Same-sex married couples counted for the first time

For the first time, the census counted same-sex married couples, reflecting the legalization of same-sex marriages for all of Canada, as of July 2005.1

The 2006 Census enumerated 45,300 same-sex couples. Of these, about 7,500 or 16.5% were married couples.

Canada became the third country in the world to legalize same-sex marriage, after the Netherlands (2000) and Belgium (2003). Spain (2005) and South Africa (2006) became the fourth and fifth countries, respectively, where same-sex marriage can legally occur. Other countries have various other laws and policies. For example, Israel recognizes same-sex marriages performed in other countries. In the United States, Massachusetts legalized same-sex marriage in 2004, the only state to have done so.

Table 2 Distribution of couples by conjugal status, Canada, 2001 and 2006

The counts of same-sex couples are not large, yet growth was still quite dramatic during the intercensal period. The number of same-sex couples surged 32.6% between 2001 and 2006, five times the pace of opposite-sex couples (+5.9%).

In 2006, same-sex couples represented 0.6% of all couples in Canada. This is similar to 2006 data from New Zealand (0.7%) and Australia (0.6%) and higher than Ireland (0.2%).2 While not directly comparable, in the United States, same-sex couples comprised 0.7% of households in 2005.3

Over half (53.7%) of same-sex married spouses were men in 2006, compared with 46.3% who were women. Proportions were similar for same-sex common-law partners in both 2006 and 2001. Male couples were also more predominant in Australia and Ireland, while female couples predominated in New Zealand.

Children were present in the home for less than one-tenth of persons in same-sex couples. About 9.0% of individuals in same-sex couples had children in 2006. This was more common for women in same-sex couples (16.3%) than for men (2.9%).

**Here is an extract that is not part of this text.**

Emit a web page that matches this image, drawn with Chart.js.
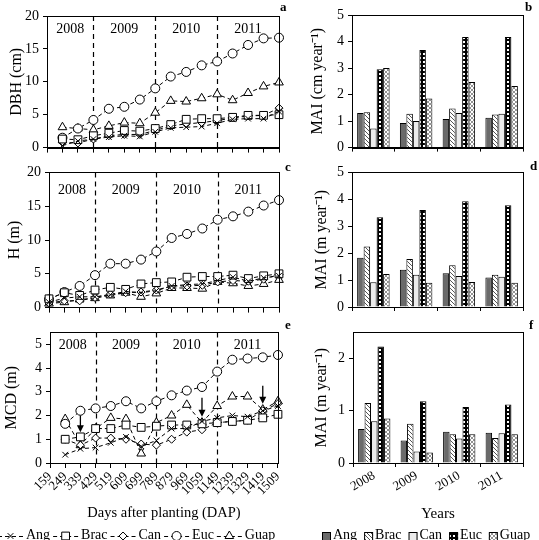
<!DOCTYPE html>
<html><head><meta charset="utf-8">
<script src="https://cdn.jsdelivr.net/npm/chart.js@4.4.1/dist/chart.umd.min.js"></script>
<style>
html,body{margin:0;padding:0;background:#fff;}
body{width:539px;height:540px;overflow:hidden;position:relative;font-family:'Liberation Serif','Times New Roman',serif;color:#000;}
canvas{position:absolute;}
.t{position:absolute;white-space:nowrap;font-size:14px;line-height:14px;}
.pl{position:absolute;font-weight:bold;font-size:13px;line-height:13px;}
</style></head><body>
<canvas id="ca" width="290" height="160" style="left:0;top:0"></canvas>
<canvas id="cb" width="249" height="160" style="left:290px;top:0"></canvas>
<canvas id="cc" width="290" height="160" style="left:0;top:160px"></canvas>
<canvas id="cd" width="249" height="160" style="left:290px;top:160px"></canvas>
<canvas id="ce" width="290" height="205" style="left:0;top:320px"></canvas>
<canvas id="cf" width="249" height="205" style="left:290px;top:320px"></canvas>
<canvas id="lg" width="539" height="20" style="left:0;top:526px"></canvas>
<div class="pl" style="left:280px;top:0px">a</div>
<div class="pl" style="left:525px;top:0px">b</div>
<div class="pl" style="left:285px;top:160px">c</div>
<div class="pl" style="left:530px;top:159px">d</div>
<div class="pl" style="left:285px;top:318px">e</div>
<div class="pl" style="left:529px;top:318px">f</div>
<div id="legtext"></div>
<script>
// ---------- data ----------
const dap = ['159','249','339','429','519','609','699','789','879','969','1059','1149','1239','1329','1419','1509'];
const years = ['2008','2009','2010','2011'];
const yearStart = ['159','429','789','1149'];
const yearEnd = ['429','789','1149','1509'];
const yearBounds = ['429','789','1149'];
const species = ['Ang','Brac','Can','Euc','Guap'];

// DBH (cm), panel a
const dbhAng  = [null,0.3,1.0,1.3,1.6,1.8,1.7,2.4,3.0,3.1,3.2,3.7,4.3,4.4,4.4,5.5];
const dbhBrac = [null,1.3,1.2,1.8,2.2,2.6,2.5,2.9,3.5,4.3,4.4,4.4,4.6,4.9,4.9,5.0];
const dbhCan  = [null,0.8,0.7,1.3,1.8,2.0,2.0,2.6,3.3,3.6,3.8,4.1,4.5,4.8,4.9,6.0];
const dbhEuc  = [null,1.5,2.9,4.2,5.9,6.2,7.3,9.0,10.8,11.5,12.5,13.1,14.3,15.6,16.6,16.7];
const dbhGuap = [null,3.1,2.9,2.7,3.3,3.8,3.7,5.3,7.1,7.0,7.5,8.1,7.2,8.3,9.3,9.9];

// H (m), panel c
const hAng  = [0.8,1.4,1.6,1.6,1.9,2.4,2.2,2.5,3.2,3.4,3.5,4.0,4.5,3.9,4.4,4.7];
const hBrac = [1.3,2.2,1.8,2.6,3.0,2.7,3.5,3.7,3.8,4.5,4.6,4.6,4.8,4.3,4.7,5.0];
const hCan  = [0.7,1.0,1.0,1.5,2.0,2.2,2.3,2.6,3.2,3.2,3.3,3.8,4.0,3.9,4.2,4.9];
const hEuc  = [1.2,2.3,3.2,4.8,6.5,6.5,7.1,8.3,10.3,10.9,11.7,13.0,13.5,14.2,15.1,15.9];
const hGuap = [0.6,0.8,1.2,1.4,1.8,2.2,1.6,2.1,2.9,2.9,2.8,3.8,3.6,3.2,3.5,4.1];

// MCD (m), panel e
const mAng  = [null,0.35,0.6,0.65,0.85,1.1,0.7,0.95,1.45,1.45,1.75,1.9,2.0,1.95,2.2,2.4];
const mBrac = [null,1.0,1.1,1.45,1.45,1.6,1.5,1.55,1.6,1.6,1.65,1.7,1.75,1.8,1.9,2.05];
const mCan  = [null,1.0,0.75,1.05,1.05,1.0,0.8,0.75,1.0,1.3,1.4,1.7,1.75,1.8,2.2,2.5];
const mEuc  = [null,1.65,2.2,2.3,2.4,2.6,2.3,2.6,2.85,3.05,3.2,3.85,4.35,4.4,4.45,4.55];
const mGuap = [null,1.85,0.75,1.45,1.9,1.85,0.4,1.7,2.0,2.45,1.7,2.4,2.8,2.8,2.25,2.6];

// arrows in panel e
const arrowDap  = ['339','1059','1419'];
const arrowFrom = [2.0,2.75,3.25];
const arrowTo   = [1.3,1.95,2.5];

// MAI bars (per species, values for 2008..2011)
const maiDbh = { Ang:[1.3,0.93,1.08,1.13], Brac:[1.33,1.28,1.47,1.25], Can:[0.72,1.0,1.3,1.28], Euc:[2.95,3.68,4.17,4.17], Guap:[3.0,1.85,2.47,2.32] };
const maiH   = { Ang:[1.83,1.38,1.25,1.1], Brac:[2.25,1.78,1.55,1.2], Can:[0.92,1.2,1.15,1.12], Euc:[3.33,3.6,3.93,3.78], Guap:[1.23,0.9,0.93,0.9] };
const maiMcd = { Ang:[0.65,0.43,0.6,0.58], Brac:[1.15,0.75,0.55,0.48], Can:[0.8,0.22,0.47,0.57], Euc:[2.23,1.18,1.07,1.12], Guap:[0.85,0.2,0.55,0.55] };

const ticks20 = [0,5,10,15,20];
const ticks5 = [0,1,2,3,4,5];
const ticks2 = [0,1,2];

// ---------- styling ----------
const FAM = "'Liberation Serif','Times New Roman',serif";
Chart.defaults.font.family = FAM;
Chart.defaults.font.size = 14;
Chart.defaults.color = '#000';
Chart.defaults.animation = false;

const markers = {Ang:{ps:'crossRot',r:4}, Brac:{ps:'rect',r:5.5}, Can:{ps:'rectRot',r:4}, Euc:{ps:'circle',r:4.5}, Guap:{ps:'triangle',r:5}};

function makePattern(kind){
  const c = document.createElement('canvas'); c.width = 4; c.height = 4;
  const g = c.getContext('2d');
  if (kind==='Ang'){ g.fillStyle='#6a6a6a'; g.fillRect(0,0,4,4); }
  else if (kind==='Brac'){ g.fillStyle='#fff'; g.fillRect(0,0,4,4); g.strokeStyle='#555'; g.lineWidth=1;
    g.beginPath(); g.moveTo(0,0); g.lineTo(4,4); g.moveTo(-2,2); g.lineTo(2,6); g.moveTo(2,-2); g.lineTo(6,2); g.stroke(); }
  else if (kind==='Can'){ g.fillStyle='#ececec'; g.fillRect(0,0,4,4); }
  else if (kind==='Euc'){ g.fillStyle='#000'; g.fillRect(0,0,4,4); g.fillStyle='#fff'; g.fillRect(1,1,2,2); }
  else { g.fillStyle='#fff'; g.fillRect(0,0,4,4); g.strokeStyle='#777'; g.lineWidth=0.8;
    g.beginPath(); g.moveTo(0,0); g.lineTo(4,4); g.moveTo(4,0); g.lineTo(0,4); g.stroke(); }
  return g.createPattern(c,'repeat');
}
const pats = {}; species.forEach(s=>pats[s]=makePattern(s));

const deco = {
  id:'deco',
  beforeDatasetsDraw(chart, args, o){
    if (!o.bounds) return;
    const {ctx, chartArea:ca, scales:{x}} = chart;
    ctx.save();
    ctx.strokeStyle='#000'; ctx.lineWidth=1.2; ctx.setLineDash([5,4]);
    o.bounds.forEach(v=>{ const px=Math.round(x.getPixelForValue(dap.indexOf(v)))+0.5;
      ctx.beginPath(); ctx.moveTo(px,ca.top); ctx.lineTo(px,ca.bottom); ctx.stroke(); });
    ctx.setLineDash([]);
    ctx.fillStyle='#000'; ctx.font="14px "+FAM; ctx.textAlign='center'; ctx.textBaseline='middle';
    years.forEach((yr,i)=>{ const a=x.getPixelForValue(dap.indexOf(yearStart[i])), b=x.getPixelForValue(dap.indexOf(yearEnd[i]));
      ctx.fillText(yr,(a+b)/2, ca.top+o.yearOffset); });
    ctx.restore();
  },
  afterDatasetsDraw(chart, args, o){
    const {ctx, chartArea:ca, scales:{x,y}} = chart;
    ctx.save();
    if (o.arrows){
      ctx.strokeStyle='#000'; ctx.fillStyle='#000'; ctx.lineWidth=1.3;
      arrowDap.forEach((d,i)=>{ const px=x.getPixelForValue(dap.indexOf(d));
        const y1=y.getPixelForValue(arrowFrom[i]), y2=y.getPixelForValue(arrowTo[i]);
        ctx.beginPath(); ctx.moveTo(px,y1); ctx.lineTo(px,y2-5); ctx.stroke();
        ctx.beginPath(); ctx.moveTo(px-3.5,y2-7); ctx.lineTo(px+3.5,y2-7); ctx.lineTo(px,y2); ctx.closePath(); ctx.fill(); });
    }
    ctx.strokeStyle='#000'; ctx.lineWidth=1;
    ctx.strokeRect(Math.round(ca.left)+0.5, Math.round(ca.top)+0.5, Math.round(ca.right-ca.left), Math.round(ca.bottom-ca.top));
    ctx.restore();
  }
};

function lineDs(name, data){
  const m = markers[name];
  return {label:name, data, borderColor:'#000', borderWidth:1, borderDash:[4,3], pointStyle:m.ps, pointRadius:m.r,
    pointBorderColor:'#000', pointBackgroundColor:'#fff', pointBorderWidth:1, fill:false, tension:0};
}

function lineChart(id, sets, yTicks, yMax, title, cfg){
  return new Chart(document.getElementById(id), {
    type:'line',
    data:{labels:dap, datasets:sets},
    plugins:[deco],
    options:{
      responsive:false, animation:false,
      layout:{padding:{top:cfg.pt, right:cfg.pr, left:0, bottom:0}},
      plugins:{legend:{display:false}, tooltip:{enabled:false}, deco:{bounds:yearBounds, yearOffset:cfg.yo, arrows:!!cfg.arrows}},
      scales:{
        x:{type:'category', offset:false,
           grid:{display:true, drawOnChartArea:false, drawTicks:true, tickLength:5, color:'#000'},
           border:{color:'#000'},
           ticks:{display:!!cfg.xTitle, autoSkip:false, maxRotation:45, minRotation:45, padding:1, font:{size:13}},
           title:{display:!!cfg.xTitle, text:cfg.xTitle||'', font:{size:14.5}, padding:{top:0,bottom:3}},
           afterFit(s){ s.height = cfg.xh; }},
        y:{min:0, max:yMax,
           grid:{drawOnChartArea:false, drawTicks:true, tickLength:4, color:'#000'},
           border:{color:'#000'},
           ticks:{padding:4, font:{size:14}},
           afterBuildTicks(s){ s.ticks = yTicks.map(v=>({value:v})); },
           title:{display:true, text:title, font:{size:16}, padding:{top:cfg.ytp, bottom:0}},
           afterFit(s){ s.width = cfg.yw; }}
      }
    }
  });
}

function barChart(id, vals, yTicks, yMax, title, cfg){
  const sets = species.map(n=>({label:n, data:vals[n], backgroundColor:pats[n], borderColor:'#000', borderWidth:1,
    barPercentage:1, categoryPercentage:0.76}));
  return new Chart(document.getElementById(id), {
    type:'bar',
    data:{labels:years, datasets:sets},
    plugins:[deco],
    options:{
      responsive:false, animation:false,
      layout:{padding:{top:cfg.pt, right:cfg.pr, left:0, bottom:0}},
      plugins:{legend:{display:false}, tooltip:{enabled:false}, deco:{}},
      scales:{
        x:{grid:{offset:true, drawOnChartArea:false, drawTicks:true, tickLength:4, color:'#000'},
           border:{color:'#000'},
           ticks:{display:!!cfg.xTitle, autoSkip:false, maxRotation:30, minRotation:30, padding:1, font:{size:13}},
           title:{display:!!cfg.xTitle, text:cfg.xTitle||'', font:{size:15}, padding:{top:0,bottom:2}},
           afterFit(s){ s.height = cfg.xh; }},
        y:{min:0, max:yMax,
           grid:{drawOnChartArea:false, drawTicks:true, tickLength:4, color:'#000'},
           border:{color:'#000'},
           ticks:{padding:4, font:{size:14}},
           afterBuildTicks(s){ s.ticks = yTicks.map(v=>({value:v})); },
           title:{display:true, text:title, font:{size:16}, padding:{top:cfg.ytp, bottom:0}},
           afterFit(s){ s.width = cfg.yw; }}
      }
    }
  });
}

lineChart('ca', [lineDs('Ang',dbhAng),lineDs('Brac',dbhBrac),lineDs('Can',dbhCan),lineDs('Euc',dbhEuc),lineDs('Guap',dbhGuap)],
  ticks20, 20, 'DBH (cm)', {pt:16, pr:11, xh:11, yw:47, ytp:7, yo:13});
lineChart('cc', [lineDs('Ang',hAng),lineDs('Brac',hBrac),lineDs('Can',hCan),lineDs('Euc',hEuc),lineDs('Guap',hGuap)],
  ticks20, 20, 'H (m)', {pt:11, pr:11, xh:11, yw:49, ytp:5, yo:18});
lineChart('ce', [lineDs('Ang',mAng),lineDs('Brac',mBrac),lineDs('Can',mCan),lineDs('Euc',mEuc),lineDs('Guap',mGuap)],
  ticks5, 5.5, 'MCD (m)', {pt:11, pr:10, xh:62, yw:50, ytp:2, yo:13, arrows:true, xTitle:'Days after planting (DAP)'});

barChart('cb', maiDbh, ticks5, 5, 'MAI (cm year\u207B\u00B9)', {pt:15, pr:16, xh:12, yw:62, ytp:18});
barChart('cd', maiH, ticks5, 5, 'MAI (m year\u207B\u00B9)', {pt:9, pr:16, xh:13, yw:62, ytp:22});
barChart('cf', maiMcd, ticks2, 2.5, 'MAI (m year\u207B\u00B9)', {pt:10, pr:16, xh:62, yw:63, ytp:22, xTitle:'Years'});

// ---------- legends (laid out sequentially from measured text widths) ----------
const lg = document.getElementById('lg').getContext('2d');
const lt = document.getElementById('legtext');
const cy = 10, LFONT = '14px '+FAM;
lg.font = LFONT;
function addText(txt, x){ const d=document.createElement('div'); d.className='t'; d.style.left=x+'px'; d.style.top='528px'; d.textContent=txt; lt.appendChild(d); }
// left legend: dashed line with marker, then label
let x = -2;
species.forEach(n=>{
  const seg = 25, mx = x + seg/2;
  lg.save(); lg.strokeStyle='#000'; lg.lineWidth=1; lg.setLineDash([4,3]);
  lg.beginPath(); lg.moveTo(x,cy+0.5); lg.lineTo(x+seg,cy+0.5); lg.stroke(); lg.setLineDash([]);
  lg.fillStyle='#fff';
  const m = markers[n];
  Chart.helpers.drawPoint(lg, {pointStyle:m.ps, radius:m.r, rotation:0, borderWidth:1}, mx, cy);
  lg.restore();
  addText(n, x+seg+3);
  lg.font = LFONT;
  x += seg + 3 + lg.measureText(n).width + 3;
});
// right legend: patterned swatch, then label
x = 322;
species.forEach(n=>{
  lg.save(); lg.fillStyle=pats[n]; lg.fillRect(x,cy-4,9,9);
  lg.strokeStyle='#000'; lg.lineWidth=1; lg.strokeRect(x+0.5,cy-3.5,8,8); lg.restore();
  addText(n, x+11);
  lg.font = LFONT;
  x += 11 + lg.measureText(n).width + 7;
});
</script>
</body></html>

Same-sex married spouses were more likely to have children present in the home compared to same-sex common-law partners, and this was especially the case for women. Among same-sex married spouses, 16.2% had children, as did 7.5% of partners in same-sex common-law couples. Again, women in same-sex married couples were more likely to have children (24.5%) than women in same-sex common-law unions (14.6%). Similarly, 9.0% of men in same-sex married couples had children, compared with only 1.7% of men in same-sex common-law couples.

In general, people in same-sex couples were younger than their counterparts in opposite-sex couples. For example, 24.5% of persons in same-sex couples were aged 34 and under, while only 3.8% were seniors aged 65 or older. In contrast, 18.1% of people in opposite-sex couples were aged 34 and under, while 16.0% were seniors.